## [INFORMATION SHOWN]
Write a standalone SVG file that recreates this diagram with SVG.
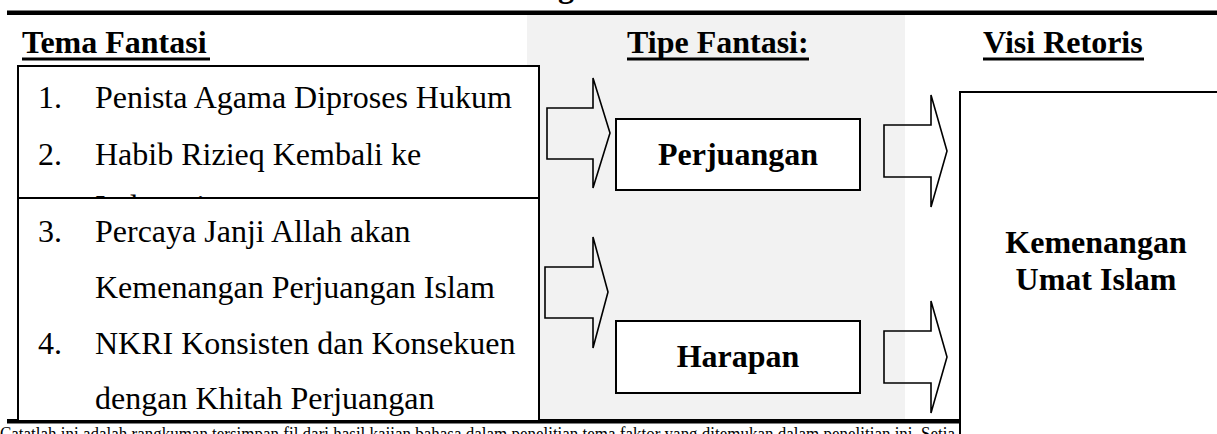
<svg xmlns="http://www.w3.org/2000/svg" width="1217" height="434" viewBox="0 0 1217 434">
<style>
.hd{font-family:"Liberation Serif","DejaVu Serif",serif;font-weight:bold;font-size:32px;fill:#000}
.tx{font-family:"Liberation Serif","DejaVu Serif",serif;font-size:32px;fill:#000}
.lb{font-family:"Liberation Serif","DejaVu Serif",serif;font-weight:bold;font-size:32px;fill:#000;text-anchor:middle}
.cap{font-family:"Liberation Serif","DejaVu Serif",serif;font-size:19px;fill:#000}
.box{fill:#fff;stroke:#000;stroke-width:2}
.arr{fill:none;stroke:#000;stroke-width:1.6;stroke-linejoin:miter}
</style>
<rect x="0" y="0" width="1217" height="434" fill="#fff"/>
<rect x="527" y="15" width="378" height="405" fill="#f2f2f2"/>
<text class="hd" x="558" y="-3">g</text>
<rect x="7" y="10.5" width="1210" height="4.5" fill="#000"/>
<g id="headers">
<text class="hd" x="22" y="53">Tema Fantasi</text>
<rect x="22" y="57.5" width="188" height="3" fill="#000"/>
<text class="hd" x="627" y="53">Tipe Fantasi:</text>
<rect x="627" y="57.5" width="182" height="3" fill="#000"/>
<text class="hd" x="983" y="53">Visi Retoris</text>
<rect x="983" y="57.5" width="161" height="3" fill="#000"/>
</g>
<text class="cap" x="0" y="440" textLength="955" lengthAdjust="spacingAndGlyphs">Catatlah ini adalah rangkuman tersimpan fil dari hasil kajian bahasa dalam penelitian tema faktor yang ditemukan dalam penelitian ini. Setia</text>
<rect x="7" y="419" width="953" height="4.5" fill="#000"/>
<g id="tema1">
<rect class="box" x="18" y="66" width="521" height="132"/>
<text class="tx" x="38" y="108">1.</text>
<text class="tx" x="95" y="108">Penista Agama Diproses Hukum</text>
<text class="tx" x="38" y="165">2.</text>
<text class="tx" x="95" y="165">Habib Rizieq Kembali ke</text>
<text class="tx" x="95" y="217">Indonesia</text>
</g>
<g id="tema2">
<rect class="box" x="18" y="198" width="521" height="223"/>
<text class="tx" x="38" y="242">3.</text>
<text class="tx" x="95" y="242">Percaya Janji Allah akan</text>
<text class="tx" x="95" y="298">Kemenangan Perjuangan Islam</text>
<text class="tx" x="38" y="354">4.</text>
<text class="tx" x="95" y="354">NKRI Konsisten dan Konsekuen</text>
<text class="tx" x="95" y="409">dengan Khitah Perjuangan</text>
</g>
<g id="perjuangan">
<rect class="box" x="616" y="119" width="244" height="71"/>
<text class="lb" x="738" y="165">Perjuangan</text>
</g>
<g id="harapan">
<rect class="box" x="616" y="321" width="244" height="72"/>
<text class="lb" x="738" y="367">Harapan</text>
</g>
<g id="visi">
<rect class="box" x="960" y="92" width="270" height="360"/>
<text class="lb" x="1096" y="253">Kemenangan</text>
<text class="lb" x="1096" y="290">Umat Islam</text>
</g>
<g id="connectors">
<polygon class="arr" points="547,108 593,108 593,78 610,133 593,188 593,159 547,159"/>
<polygon class="arr" points="545,267 593,267 593,237 608,292 593,348 593,318 545,318"/>
<polygon class="arr" points="884,125 931,125 931,95 947,151 931,207 931,177 884,177"/>
<polygon class="arr" points="884,331 931,331 931,301 947,357 931,413 931,383 884,383"/>
</g>
</svg>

## [TASK DETAILS]
Give the data again exactly as written, with all pictures left out.

## [TASK RESULT]
Write a standalone SVG file that recreates this diagram with SVG.
<svg xmlns="http://www.w3.org/2000/svg" width="1217" height="434" viewBox="0 0 1217 434">
<style>
.hd{font-family:"Liberation Serif","DejaVu Serif",serif;font-weight:bold;font-size:32px;fill:#000}
.tx{font-family:"Liberation Serif","DejaVu Serif",serif;font-size:32px;fill:#000}
.lb{font-family:"Liberation Serif","DejaVu Serif",serif;font-weight:bold;font-size:32px;fill:#000;text-anchor:middle}
.cap{font-family:"Liberation Serif","DejaVu Serif",serif;font-size:19px;fill:#000}
.box{fill:#fff;stroke:#000;stroke-width:2}
.arr{fill:none;stroke:#000;stroke-width:1.6;stroke-linejoin:miter}
</style>
<rect x="0" y="0" width="1217" height="434" fill="#fff"/>
<rect x="527" y="15" width="378" height="405" fill="#f2f2f2"/>
<text class="hd" x="558" y="-3">g</text>
<rect x="7" y="10.5" width="1210" height="4.5" fill="#000"/>
<g id="headers">
<text class="hd" x="22" y="53">Tema Fantasi</text>
<rect x="22" y="57.5" width="188" height="3" fill="#000"/>
<text class="hd" x="627" y="53">Tipe Fantasi:</text>
<rect x="627" y="57.5" width="182" height="3" fill="#000"/>
<text class="hd" x="983" y="53">Visi Retoris</text>
<rect x="983" y="57.5" width="161" height="3" fill="#000"/>
</g>
<text class="cap" x="0" y="440" textLength="955" lengthAdjust="spacingAndGlyphs">Catatlah ini adalah rangkuman tersimpan fil dari hasil kajian bahasa dalam penelitian tema faktor yang ditemukan dalam penelitian ini. Setia</text>
<rect x="7" y="419" width="953" height="4.5" fill="#000"/>
<g id="tema1">
<rect class="box" x="18" y="66" width="521" height="132"/>
<text class="tx" x="38" y="108">1.</text>
<text class="tx" x="95" y="108">Penista Agama Diproses Hukum</text>
<text class="tx" x="38" y="165">2.</text>
<text class="tx" x="95" y="165">Habib Rizieq Kembali ke</text>
<text class="tx" x="95" y="217">Indonesia</text>
</g>
<g id="tema2">
<rect class="box" x="18" y="198" width="521" height="223"/>
<text class="tx" x="38" y="242">3.</text>
<text class="tx" x="95" y="242">Percaya Janji Allah akan</text>
<text class="tx" x="95" y="298">Kemenangan Perjuangan Islam</text>
<text class="tx" x="38" y="354">4.</text>
<text class="tx" x="95" y="354">NKRI Konsisten dan Konsekuen</text>
<text class="tx" x="95" y="409">dengan Khitah Perjuangan</text>
</g>
<g id="perjuangan">
<rect class="box" x="616" y="119" width="244" height="71"/>
<text class="lb" x="738" y="165">Perjuangan</text>
</g>
<g id="harapan">
<rect class="box" x="616" y="321" width="244" height="72"/>
<text class="lb" x="738" y="367">Harapan</text>
</g>
<g id="visi">
<rect class="box" x="960" y="92" width="270" height="360"/>
<text class="lb" x="1096" y="253">Kemenangan</text>
<text class="lb" x="1096" y="290">Umat Islam</text>
</g>
<g id="connectors">
<polygon class="arr" points="547,108 593,108 593,78 610,133 593,188 593,159 547,159"/>
<polygon class="arr" points="545,267 593,267 593,237 608,292 593,348 593,318 545,318"/>
<polygon class="arr" points="884,125 931,125 931,95 947,151 931,207 931,177 884,177"/>
<polygon class="arr" points="884,331 931,331 931,301 947,357 931,413 931,383 884,383"/>
</g>
</svg>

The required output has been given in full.